Two former employees of grocery store giant Kroger have filed a lawsuit against the company for allegedly violating the Civil Rights Act when it fired them who did not want to wear a store apron with a heart design which they believe signals support for the LGBTQ community.
In 2019, Kroger reportedly instituted a change in its employee dress code policy that mandated workers wear a new apron with a “rainbow heart” embroidered on it. But two employees at a Kroger store in Conway, Arkansas — Brenda Lawson, 73, and Trudy Rickerd, 58 — believed that the logo was intended to show support for the LGBTQ community — even though it does not contain all the colors of the rainbow Pride flag.
Due to those beliefs, Lawson, who worked in the deli department, and Rickerd, who worked as a cashier and file maintenance clerk, refused to wear the apron, citing their opposition to homosexuality and belief that it is a sin. Lawson asked if she could wear her name tag over the logo and submitted multiple requests seeking an exemption. Rickerd submitted a handwritten letter asking permission to wear a different apron, even offering to purchase her own instead of having Kroger pay for it.
Both women’s requests were denied. Rickerd was fired on May 29, 2019, for allegedly violating the dress code, and Lawson was fired for similar reasons on June 1, 2019. The women filed a complaint with the Equal Employment Opportunity Commission, which has since filed a lawsuit on the women’s behalf, alleging that their firings violated the Civil Rights Act of 1964, which prohibits discrimination on the basis of religion.

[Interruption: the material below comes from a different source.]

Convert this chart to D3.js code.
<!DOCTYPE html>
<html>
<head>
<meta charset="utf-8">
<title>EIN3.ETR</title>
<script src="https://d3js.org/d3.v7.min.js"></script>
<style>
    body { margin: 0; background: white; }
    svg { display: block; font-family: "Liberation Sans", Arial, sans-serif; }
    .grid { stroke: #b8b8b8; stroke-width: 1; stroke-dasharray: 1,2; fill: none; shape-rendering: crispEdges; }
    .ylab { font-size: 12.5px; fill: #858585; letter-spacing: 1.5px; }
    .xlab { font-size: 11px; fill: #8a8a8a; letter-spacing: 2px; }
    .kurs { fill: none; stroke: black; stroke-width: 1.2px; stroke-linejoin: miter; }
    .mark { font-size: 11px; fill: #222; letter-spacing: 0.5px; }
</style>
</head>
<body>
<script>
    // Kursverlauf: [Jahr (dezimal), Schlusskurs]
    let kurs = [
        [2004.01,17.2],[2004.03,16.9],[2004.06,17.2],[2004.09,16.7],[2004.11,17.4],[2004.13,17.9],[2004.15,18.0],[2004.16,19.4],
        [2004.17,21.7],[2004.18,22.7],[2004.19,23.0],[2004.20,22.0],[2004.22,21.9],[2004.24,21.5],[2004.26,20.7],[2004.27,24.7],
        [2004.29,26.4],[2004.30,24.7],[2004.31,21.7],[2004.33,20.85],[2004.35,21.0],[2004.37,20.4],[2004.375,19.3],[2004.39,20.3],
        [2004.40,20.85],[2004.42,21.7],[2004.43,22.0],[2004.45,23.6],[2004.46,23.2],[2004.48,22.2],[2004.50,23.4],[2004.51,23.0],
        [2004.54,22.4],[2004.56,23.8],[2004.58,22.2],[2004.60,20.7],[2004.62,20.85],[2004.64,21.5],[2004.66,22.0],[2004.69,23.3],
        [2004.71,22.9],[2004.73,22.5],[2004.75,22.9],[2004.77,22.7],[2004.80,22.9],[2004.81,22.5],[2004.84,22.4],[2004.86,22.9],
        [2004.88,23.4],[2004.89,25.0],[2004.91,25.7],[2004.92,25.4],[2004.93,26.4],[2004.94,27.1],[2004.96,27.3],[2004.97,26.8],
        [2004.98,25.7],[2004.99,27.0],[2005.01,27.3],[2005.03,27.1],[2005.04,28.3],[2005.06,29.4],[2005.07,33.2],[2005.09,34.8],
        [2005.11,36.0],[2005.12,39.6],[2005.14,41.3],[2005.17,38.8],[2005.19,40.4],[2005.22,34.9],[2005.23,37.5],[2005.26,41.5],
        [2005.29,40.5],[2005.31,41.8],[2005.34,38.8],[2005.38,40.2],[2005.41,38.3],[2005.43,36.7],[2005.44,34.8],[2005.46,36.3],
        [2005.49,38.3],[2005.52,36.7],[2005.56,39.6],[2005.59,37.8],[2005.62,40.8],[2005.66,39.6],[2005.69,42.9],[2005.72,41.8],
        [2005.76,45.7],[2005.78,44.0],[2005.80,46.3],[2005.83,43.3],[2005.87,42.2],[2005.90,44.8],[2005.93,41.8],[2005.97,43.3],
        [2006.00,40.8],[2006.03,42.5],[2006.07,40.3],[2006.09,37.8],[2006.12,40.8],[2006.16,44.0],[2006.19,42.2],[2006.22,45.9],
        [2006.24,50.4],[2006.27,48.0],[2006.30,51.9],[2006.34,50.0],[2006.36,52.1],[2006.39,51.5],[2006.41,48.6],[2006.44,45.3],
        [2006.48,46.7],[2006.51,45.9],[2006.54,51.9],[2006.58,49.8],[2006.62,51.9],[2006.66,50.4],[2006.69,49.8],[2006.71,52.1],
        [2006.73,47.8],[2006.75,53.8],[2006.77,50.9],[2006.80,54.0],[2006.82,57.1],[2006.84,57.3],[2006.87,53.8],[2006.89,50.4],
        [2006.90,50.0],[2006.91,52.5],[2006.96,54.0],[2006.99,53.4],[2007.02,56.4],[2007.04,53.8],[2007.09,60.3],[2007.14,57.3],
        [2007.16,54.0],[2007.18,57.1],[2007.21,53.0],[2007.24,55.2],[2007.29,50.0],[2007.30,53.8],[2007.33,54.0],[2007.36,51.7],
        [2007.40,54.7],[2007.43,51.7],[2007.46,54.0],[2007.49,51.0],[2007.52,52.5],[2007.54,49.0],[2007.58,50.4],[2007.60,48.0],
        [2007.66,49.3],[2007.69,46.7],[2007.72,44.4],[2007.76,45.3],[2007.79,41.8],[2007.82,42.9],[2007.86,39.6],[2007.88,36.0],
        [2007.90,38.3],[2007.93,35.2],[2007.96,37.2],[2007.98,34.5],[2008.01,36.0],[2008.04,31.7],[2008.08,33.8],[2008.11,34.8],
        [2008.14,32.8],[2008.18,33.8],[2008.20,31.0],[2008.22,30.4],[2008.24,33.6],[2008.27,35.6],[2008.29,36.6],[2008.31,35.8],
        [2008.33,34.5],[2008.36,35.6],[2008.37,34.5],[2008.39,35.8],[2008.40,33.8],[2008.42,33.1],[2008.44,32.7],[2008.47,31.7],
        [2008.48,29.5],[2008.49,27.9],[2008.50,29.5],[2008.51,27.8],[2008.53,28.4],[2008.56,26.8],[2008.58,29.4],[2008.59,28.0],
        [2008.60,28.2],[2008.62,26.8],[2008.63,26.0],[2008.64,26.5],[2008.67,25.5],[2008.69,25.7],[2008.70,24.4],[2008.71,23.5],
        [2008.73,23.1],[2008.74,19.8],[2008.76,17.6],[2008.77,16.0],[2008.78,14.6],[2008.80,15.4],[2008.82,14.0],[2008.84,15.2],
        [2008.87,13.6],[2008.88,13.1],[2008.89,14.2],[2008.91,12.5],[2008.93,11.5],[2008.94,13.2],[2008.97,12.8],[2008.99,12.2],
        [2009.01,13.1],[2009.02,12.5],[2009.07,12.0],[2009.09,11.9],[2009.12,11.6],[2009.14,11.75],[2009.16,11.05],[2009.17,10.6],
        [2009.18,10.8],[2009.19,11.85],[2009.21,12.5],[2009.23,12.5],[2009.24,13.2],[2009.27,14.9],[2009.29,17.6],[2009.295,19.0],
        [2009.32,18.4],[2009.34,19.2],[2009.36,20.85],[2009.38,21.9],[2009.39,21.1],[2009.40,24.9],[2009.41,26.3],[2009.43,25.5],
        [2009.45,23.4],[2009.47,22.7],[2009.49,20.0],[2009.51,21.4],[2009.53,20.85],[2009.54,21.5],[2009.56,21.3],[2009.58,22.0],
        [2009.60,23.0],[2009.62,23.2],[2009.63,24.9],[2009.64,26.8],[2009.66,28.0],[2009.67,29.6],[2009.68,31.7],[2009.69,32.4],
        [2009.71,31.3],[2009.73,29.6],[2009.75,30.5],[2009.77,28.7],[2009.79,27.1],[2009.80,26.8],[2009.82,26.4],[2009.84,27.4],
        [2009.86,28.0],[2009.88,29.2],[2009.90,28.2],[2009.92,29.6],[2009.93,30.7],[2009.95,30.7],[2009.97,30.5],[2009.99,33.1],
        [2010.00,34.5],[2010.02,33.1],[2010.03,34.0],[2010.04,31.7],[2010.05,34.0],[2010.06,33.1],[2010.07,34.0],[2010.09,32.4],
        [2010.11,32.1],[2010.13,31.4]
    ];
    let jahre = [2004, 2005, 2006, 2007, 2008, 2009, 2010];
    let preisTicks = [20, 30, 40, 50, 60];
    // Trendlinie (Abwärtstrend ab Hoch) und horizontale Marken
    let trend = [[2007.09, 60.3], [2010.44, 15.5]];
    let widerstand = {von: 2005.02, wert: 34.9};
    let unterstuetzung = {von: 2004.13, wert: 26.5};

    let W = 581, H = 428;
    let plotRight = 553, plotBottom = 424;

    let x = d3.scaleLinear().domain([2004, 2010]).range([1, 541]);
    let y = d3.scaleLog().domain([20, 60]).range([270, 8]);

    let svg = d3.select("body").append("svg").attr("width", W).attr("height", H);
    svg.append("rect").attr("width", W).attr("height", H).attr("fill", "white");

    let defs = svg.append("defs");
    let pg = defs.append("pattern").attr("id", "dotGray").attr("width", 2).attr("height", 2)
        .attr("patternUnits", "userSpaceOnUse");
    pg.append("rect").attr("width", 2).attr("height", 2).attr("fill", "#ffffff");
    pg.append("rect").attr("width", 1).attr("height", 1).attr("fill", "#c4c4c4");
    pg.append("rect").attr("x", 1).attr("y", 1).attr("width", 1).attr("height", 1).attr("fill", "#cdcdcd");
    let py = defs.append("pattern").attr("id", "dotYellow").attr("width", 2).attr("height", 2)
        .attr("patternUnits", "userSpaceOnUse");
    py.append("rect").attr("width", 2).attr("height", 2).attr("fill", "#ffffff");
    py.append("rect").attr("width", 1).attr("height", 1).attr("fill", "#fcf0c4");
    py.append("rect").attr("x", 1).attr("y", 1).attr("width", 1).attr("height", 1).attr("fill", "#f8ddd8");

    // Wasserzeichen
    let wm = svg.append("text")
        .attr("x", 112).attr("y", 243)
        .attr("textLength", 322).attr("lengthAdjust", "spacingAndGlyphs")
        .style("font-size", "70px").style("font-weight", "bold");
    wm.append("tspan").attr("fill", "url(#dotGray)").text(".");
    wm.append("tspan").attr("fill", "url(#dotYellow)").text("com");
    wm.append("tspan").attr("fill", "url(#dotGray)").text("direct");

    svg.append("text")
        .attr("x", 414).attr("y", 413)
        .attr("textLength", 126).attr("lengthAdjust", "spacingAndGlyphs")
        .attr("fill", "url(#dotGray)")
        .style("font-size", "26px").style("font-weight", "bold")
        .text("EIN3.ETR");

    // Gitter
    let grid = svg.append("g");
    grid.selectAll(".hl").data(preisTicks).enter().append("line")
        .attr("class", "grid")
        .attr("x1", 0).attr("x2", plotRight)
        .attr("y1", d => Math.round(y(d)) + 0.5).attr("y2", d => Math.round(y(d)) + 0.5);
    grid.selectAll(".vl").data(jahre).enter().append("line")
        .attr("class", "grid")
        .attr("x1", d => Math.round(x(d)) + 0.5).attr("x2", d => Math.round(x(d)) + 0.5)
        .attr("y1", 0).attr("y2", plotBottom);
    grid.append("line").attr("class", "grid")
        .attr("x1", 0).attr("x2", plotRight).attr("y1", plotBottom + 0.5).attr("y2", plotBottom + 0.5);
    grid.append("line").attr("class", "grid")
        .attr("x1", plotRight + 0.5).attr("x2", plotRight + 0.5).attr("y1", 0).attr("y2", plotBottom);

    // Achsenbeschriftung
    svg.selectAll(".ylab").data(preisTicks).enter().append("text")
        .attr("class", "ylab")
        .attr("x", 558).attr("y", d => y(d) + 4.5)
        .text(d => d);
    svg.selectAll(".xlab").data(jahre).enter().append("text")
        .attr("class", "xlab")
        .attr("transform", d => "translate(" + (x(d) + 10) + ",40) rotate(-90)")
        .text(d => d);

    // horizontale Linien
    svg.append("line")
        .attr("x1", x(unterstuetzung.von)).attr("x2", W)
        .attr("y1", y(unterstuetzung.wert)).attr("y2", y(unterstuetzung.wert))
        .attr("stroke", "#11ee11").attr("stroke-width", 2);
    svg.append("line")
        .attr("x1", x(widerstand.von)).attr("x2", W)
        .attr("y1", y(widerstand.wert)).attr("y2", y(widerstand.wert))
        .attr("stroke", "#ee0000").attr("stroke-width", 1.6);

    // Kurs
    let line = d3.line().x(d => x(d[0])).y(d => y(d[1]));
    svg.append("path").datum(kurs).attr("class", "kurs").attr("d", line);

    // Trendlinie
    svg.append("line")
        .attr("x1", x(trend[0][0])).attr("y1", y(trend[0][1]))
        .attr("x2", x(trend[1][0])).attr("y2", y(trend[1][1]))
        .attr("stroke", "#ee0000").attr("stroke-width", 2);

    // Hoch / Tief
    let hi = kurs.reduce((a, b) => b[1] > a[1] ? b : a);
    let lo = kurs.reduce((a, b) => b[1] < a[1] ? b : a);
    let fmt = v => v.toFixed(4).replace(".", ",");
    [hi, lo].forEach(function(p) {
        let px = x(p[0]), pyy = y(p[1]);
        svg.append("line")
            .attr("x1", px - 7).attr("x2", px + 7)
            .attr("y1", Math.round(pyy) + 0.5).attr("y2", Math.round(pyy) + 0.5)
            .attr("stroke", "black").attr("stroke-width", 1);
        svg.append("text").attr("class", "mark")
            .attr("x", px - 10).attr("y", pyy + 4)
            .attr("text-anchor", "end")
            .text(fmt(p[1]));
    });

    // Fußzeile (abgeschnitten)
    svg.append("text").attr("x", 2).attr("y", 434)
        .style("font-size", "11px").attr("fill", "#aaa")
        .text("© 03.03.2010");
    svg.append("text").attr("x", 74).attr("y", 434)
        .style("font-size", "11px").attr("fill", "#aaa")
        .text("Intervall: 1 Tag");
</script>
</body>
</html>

In its complaint, the EEOC alleges that Kroger violated Lawson and Rickerd’s rights by refusing to accommodate their religious beliefs, and then unlawfully retaliated against them by firing them for violating the dress code. The lawsuit also claims that Kroger did not fire other employees who refused to wear the apron without citing their religious beliefs.
The EEOC is seeking an injunction barring Kroger from discriminating against employees with similar beliefs. The lawsuit also requests back pay, reimbursement for relocation and job search expenses, compensation for emotional pain and suffering, and punitive damages, reports NBC News.
Kroger was deemed one of the best places to work for LGBTQ equality in 2020 by the Human Rights Campaign with a perfect score on the Corporate Equality Index, according to its website. The company has previously committed to embracing diversity and inclusion, and creating a safe environment for any of its LGBTQ employees. But the company has declined to confirm whether the symbol was actually intended to communicate its support for LGBTQ rights, as the women allege.